Friday, December 02, 2005

The Death Penalty Hits 1,000

Look, I oppose the death penalty for my own reasons. But I will never advocate against it -- maybe this is my case of acting like John Kerry, but I find it absurdly difficult to tell the family of a murder vicitm that the moral choice would be to keep their loved one's killer alive. However, I don't think it's right.

With that being said, it's allowed under our Constitution, and many of the states have it because the populace is in favor of it. So the 1,000th person gets executed yesterday since the Supreme Court reinstated capital punishment, and while I find that sad, I also think it's sad that most (if not all) of the criminals in questions committed crimes worthy of such punishment. What's even sadder is what we heard from the 1,000th individual...

Kenneth Lee Boyd, who brazenly gunned down his estranged wife and father-in-law 17 years earlier, died at 2:15 a.m. Friday after receiving a lethal injection.

After watching Boyd die, Rockingham County Sheriff Sam Page said the victims should be remembered. "Tonight, justice has been served for Mr. Kenneth Boyd," Page said.

Boyd's death rallied death penalty opponents, and about 150 protesters gathered outside the prison.

"Maybe Kenneth Boyd won't have died in vain, in a way, because I believe the more people think about the death penalty and are exposed to it, the more they don't like it," said Stephen Dear, executive director of People of Faith Against the Death Penalty.

"Any attention to the death penalty is good because it's a filthy, rotten system," he said.

Boyd, 57, did not deny killing Julie Curry Boyd, 36, and her father, 57-year-old Thomas Dillard Curry. But he said he thought he should be sentenced to life in prison, and he didn't like the milestone his death would mark.

"I'd hate to be remembered as that," Boyd told The Associated Press on Wednesday. "I don't like the idea of being picked as a number."

The Supreme Court in 1976 ruled that capital punishment could resume after a 10-year moratorium. The first execution took place the following year, when Gary Gilmore went before a firing squad in Utah.

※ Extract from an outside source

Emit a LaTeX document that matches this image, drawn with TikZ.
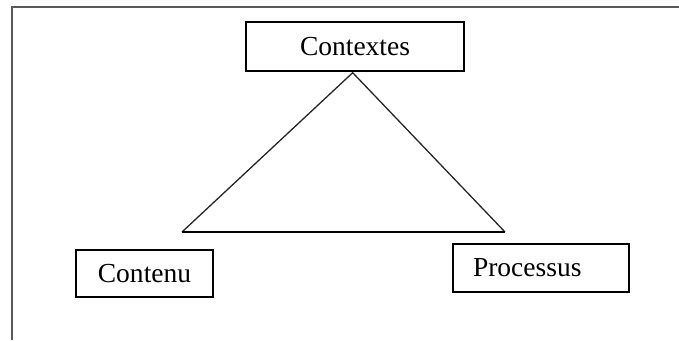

During the 1988 slayings, Boyd's son Christopher was pinned under his mother's body as Boyd unloaded a .357-caliber Magnum into her. The boy pushed his way under a bed to escape the barrage. Another son grabbed the pistol while Boyd tried to reload.
He doesn't want to be remembered as a number? Look, that's the kindest way anyone can probably remember a double-murderer who killed the mother and grandfather of his own children. I realize this is a news story, but why should anyone, including me, give a damn what he thinks?